**Stated problem:**
Quote every line of the data below as it stands, omitting pictures.

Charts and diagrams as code
· · ·

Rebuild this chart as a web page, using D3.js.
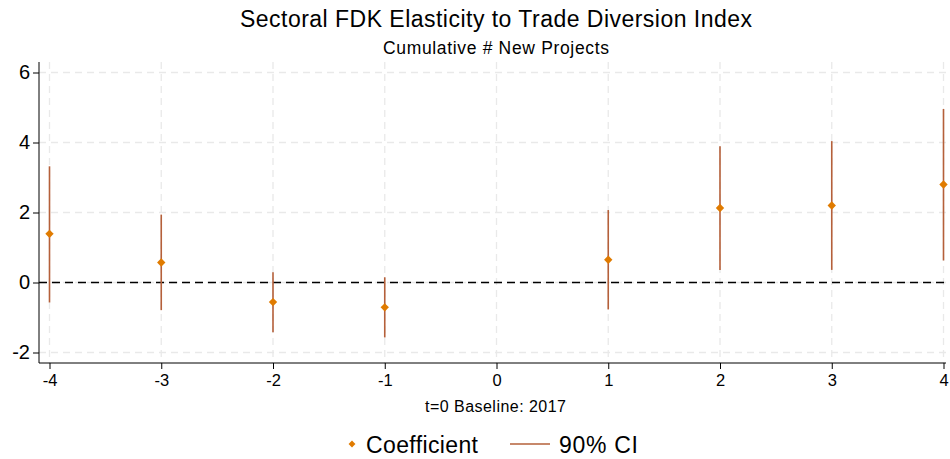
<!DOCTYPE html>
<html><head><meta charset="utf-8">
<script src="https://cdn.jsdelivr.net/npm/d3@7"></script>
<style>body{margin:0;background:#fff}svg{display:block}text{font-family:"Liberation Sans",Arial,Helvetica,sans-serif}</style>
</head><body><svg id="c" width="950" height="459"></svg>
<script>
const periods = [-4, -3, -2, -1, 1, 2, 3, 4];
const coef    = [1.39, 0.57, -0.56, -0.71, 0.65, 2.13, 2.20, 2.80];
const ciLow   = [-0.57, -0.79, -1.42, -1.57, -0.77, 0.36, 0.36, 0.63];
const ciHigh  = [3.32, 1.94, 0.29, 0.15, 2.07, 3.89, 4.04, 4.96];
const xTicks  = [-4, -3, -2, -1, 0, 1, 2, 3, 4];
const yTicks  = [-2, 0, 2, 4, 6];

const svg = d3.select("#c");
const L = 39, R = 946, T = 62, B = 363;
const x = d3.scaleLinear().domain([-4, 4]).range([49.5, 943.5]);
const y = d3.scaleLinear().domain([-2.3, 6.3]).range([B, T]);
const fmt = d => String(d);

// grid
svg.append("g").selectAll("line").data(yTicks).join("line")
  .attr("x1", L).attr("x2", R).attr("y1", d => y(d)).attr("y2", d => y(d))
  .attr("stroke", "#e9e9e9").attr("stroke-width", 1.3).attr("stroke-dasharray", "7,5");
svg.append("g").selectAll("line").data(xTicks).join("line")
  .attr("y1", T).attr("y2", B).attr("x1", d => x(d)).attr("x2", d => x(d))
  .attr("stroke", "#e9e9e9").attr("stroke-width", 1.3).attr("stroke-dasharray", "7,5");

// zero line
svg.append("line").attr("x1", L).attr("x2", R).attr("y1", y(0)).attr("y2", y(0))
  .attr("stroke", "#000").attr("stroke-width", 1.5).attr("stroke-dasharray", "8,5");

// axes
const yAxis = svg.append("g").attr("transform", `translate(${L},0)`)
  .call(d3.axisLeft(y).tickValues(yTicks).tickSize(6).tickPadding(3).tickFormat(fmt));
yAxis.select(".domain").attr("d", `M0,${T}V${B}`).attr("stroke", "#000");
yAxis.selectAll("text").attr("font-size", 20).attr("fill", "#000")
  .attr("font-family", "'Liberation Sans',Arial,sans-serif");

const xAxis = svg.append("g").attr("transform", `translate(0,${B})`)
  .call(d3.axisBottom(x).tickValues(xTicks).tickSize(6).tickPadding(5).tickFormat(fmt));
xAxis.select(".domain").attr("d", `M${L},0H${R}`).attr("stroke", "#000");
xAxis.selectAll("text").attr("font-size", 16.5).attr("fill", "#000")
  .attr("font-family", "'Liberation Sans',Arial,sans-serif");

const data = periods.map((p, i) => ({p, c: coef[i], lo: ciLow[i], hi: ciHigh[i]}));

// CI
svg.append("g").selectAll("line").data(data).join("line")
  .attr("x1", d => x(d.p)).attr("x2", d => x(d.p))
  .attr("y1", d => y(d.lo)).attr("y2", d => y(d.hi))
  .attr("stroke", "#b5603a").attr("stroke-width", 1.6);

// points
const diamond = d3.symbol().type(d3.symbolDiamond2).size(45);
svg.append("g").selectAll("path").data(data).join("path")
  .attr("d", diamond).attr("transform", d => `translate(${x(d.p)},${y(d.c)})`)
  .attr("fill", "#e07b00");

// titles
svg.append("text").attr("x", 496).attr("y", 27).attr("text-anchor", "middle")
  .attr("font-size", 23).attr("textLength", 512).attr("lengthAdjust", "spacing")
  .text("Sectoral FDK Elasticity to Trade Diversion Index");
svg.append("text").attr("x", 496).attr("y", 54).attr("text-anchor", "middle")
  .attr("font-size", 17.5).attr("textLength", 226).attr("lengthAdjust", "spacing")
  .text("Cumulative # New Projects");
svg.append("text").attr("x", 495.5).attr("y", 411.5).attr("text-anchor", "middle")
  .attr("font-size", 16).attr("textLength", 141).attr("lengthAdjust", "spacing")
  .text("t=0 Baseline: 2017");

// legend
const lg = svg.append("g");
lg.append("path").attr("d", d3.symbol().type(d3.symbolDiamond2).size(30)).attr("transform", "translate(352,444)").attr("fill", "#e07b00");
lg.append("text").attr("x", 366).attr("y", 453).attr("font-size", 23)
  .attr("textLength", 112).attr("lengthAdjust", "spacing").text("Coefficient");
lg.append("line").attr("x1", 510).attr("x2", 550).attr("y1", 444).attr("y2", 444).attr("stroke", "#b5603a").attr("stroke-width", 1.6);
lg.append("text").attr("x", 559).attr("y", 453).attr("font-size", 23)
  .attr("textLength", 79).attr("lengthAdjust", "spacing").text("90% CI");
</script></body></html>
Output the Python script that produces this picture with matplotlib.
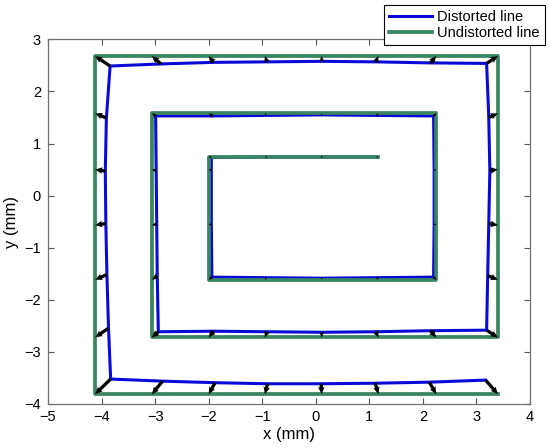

· · ·

**Output of the task:**
Rebuild this chart as a web page, using D3.js.
<!DOCTYPE html>
<html><head><meta charset="utf-8">
<script src="https://cdn.jsdelivr.net/npm/d3@7"></script>
<style>body{margin:0;background:#fff}svg{display:block}text{font-family:"Liberation Sans",Arial,Helvetica,sans-serif}</style>
</head><body><svg id="c" width="950" height="459"></svg>
<script>
const periods = [-4, -3, -2, -1, 1, 2, 3, 4];
const coef    = [1.39, 0.57, -0.56, -0.71, 0.65, 2.13, 2.20, 2.80];
const ciLow   = [-0.57, -0.79, -1.42, -1.57, -0.77, 0.36, 0.36, 0.63];
const ciHigh  = [3.32, 1.94, 0.29, 0.15, 2.07, 3.89, 4.04, 4.96];
const xTicks  = [-4, -3, -2, -1, 0, 1, 2, 3, 4];
const yTicks  = [-2, 0, 2, 4, 6];

const svg = d3.select("#c");
const L = 39, R = 946, T = 62, B = 363;
const x = d3.scaleLinear().domain([-4, 4]).range([49.5, 943.5]);
const y = d3.scaleLinear().domain([-2.3, 6.3]).range([B, T]);
const fmt = d => String(d);

// grid
svg.append("g").selectAll("line").data(yTicks).join("line")
  .attr("x1", L).attr("x2", R).attr("y1", d => y(d)).attr("y2", d => y(d))
  .attr("stroke", "#e9e9e9").attr("stroke-width", 1.3).attr("stroke-dasharray", "7,5");
svg.append("g").selectAll("line").data(xTicks).join("line")
  .attr("y1", T).attr("y2", B).attr("x1", d => x(d)).attr("x2", d => x(d))
  .attr("stroke", "#e9e9e9").attr("stroke-width", 1.3).attr("stroke-dasharray", "7,5");

// zero line
svg.append("line").attr("x1", L).attr("x2", R).attr("y1", y(0)).attr("y2", y(0))
  .attr("stroke", "#000").attr("stroke-width", 1.5).attr("stroke-dasharray", "8,5");

// axes
const yAxis = svg.append("g").attr("transform", `translate(${L},0)`)
  .call(d3.axisLeft(y).tickValues(yTicks).tickSize(6).tickPadding(3).tickFormat(fmt));
yAxis.select(".domain").attr("d", `M0,${T}V${B}`).attr("stroke", "#000");
yAxis.selectAll("text").attr("font-size", 20).attr("fill", "#000")
  .attr("font-family", "'Liberation Sans',Arial,sans-serif");

const xAxis = svg.append("g").attr("transform", `translate(0,${B})`)
  .call(d3.axisBottom(x).tickValues(xTicks).tickSize(6).tickPadding(5).tickFormat(fmt));
xAxis.select(".domain").attr("d", `M${L},0H${R}`).attr("stroke", "#000");
xAxis.selectAll("text").attr("font-size", 16.5).attr("fill", "#000")
  .attr("font-family", "'Liberation Sans',Arial,sans-serif");

const data = periods.map((p, i) => ({p, c: coef[i], lo: ciLow[i], hi: ciHigh[i]}));

// CI
svg.append("g").selectAll("line").data(data).join("line")
  .attr("x1", d => x(d.p)).attr("x2", d => x(d.p))
  .attr("y1", d => y(d.lo)).attr("y2", d => y(d.hi))
  .attr("stroke", "#b5603a").attr("stroke-width", 1.6);

// points
const diamond = d3.symbol().type(d3.symbolDiamond2).size(45);
svg.append("g").selectAll("path").data(data).join("path")
  .attr("d", diamond).attr("transform", d => `translate(${x(d.p)},${y(d.c)})`)
  .attr("fill", "#e07b00");

// titles
svg.append("text").attr("x", 496).attr("y", 27).attr("text-anchor", "middle")
  .attr("font-size", 23).attr("textLength", 512).attr("lengthAdjust", "spacing")
  .text("Sectoral FDK Elasticity to Trade Diversion Index");
svg.append("text").attr("x", 496).attr("y", 54).attr("text-anchor", "middle")
  .attr("font-size", 17.5).attr("textLength", 226).attr("lengthAdjust", "spacing")
  .text("Cumulative # New Projects");
svg.append("text").attr("x", 495.5).attr("y", 411.5).attr("text-anchor", "middle")
  .attr("font-size", 16).attr("textLength", 141).attr("lengthAdjust", "spacing")
  .text("t=0 Baseline: 2017");

// legend
const lg = svg.append("g");
lg.append("path").attr("d", d3.symbol().type(d3.symbolDiamond2).size(30)).attr("transform", "translate(352,444)").attr("fill", "#e07b00");
lg.append("text").attr("x", 366).attr("y", 453).attr("font-size", 23)
  .attr("textLength", 112).attr("lengthAdjust", "spacing").text("Coefficient");
lg.append("line").attr("x1", 510).attr("x2", 550).attr("y1", 444).attr("y2", 444).attr("stroke", "#b5603a").attr("stroke-width", 1.6);
lg.append("text").attr("x", 559).attr("y", 453).attr("font-size", 23)
  .attr("textLength", 79).attr("lengthAdjust", "spacing").text("90% CI");
</script></body></html>
Output the Python script that produces this picture with matplotlib.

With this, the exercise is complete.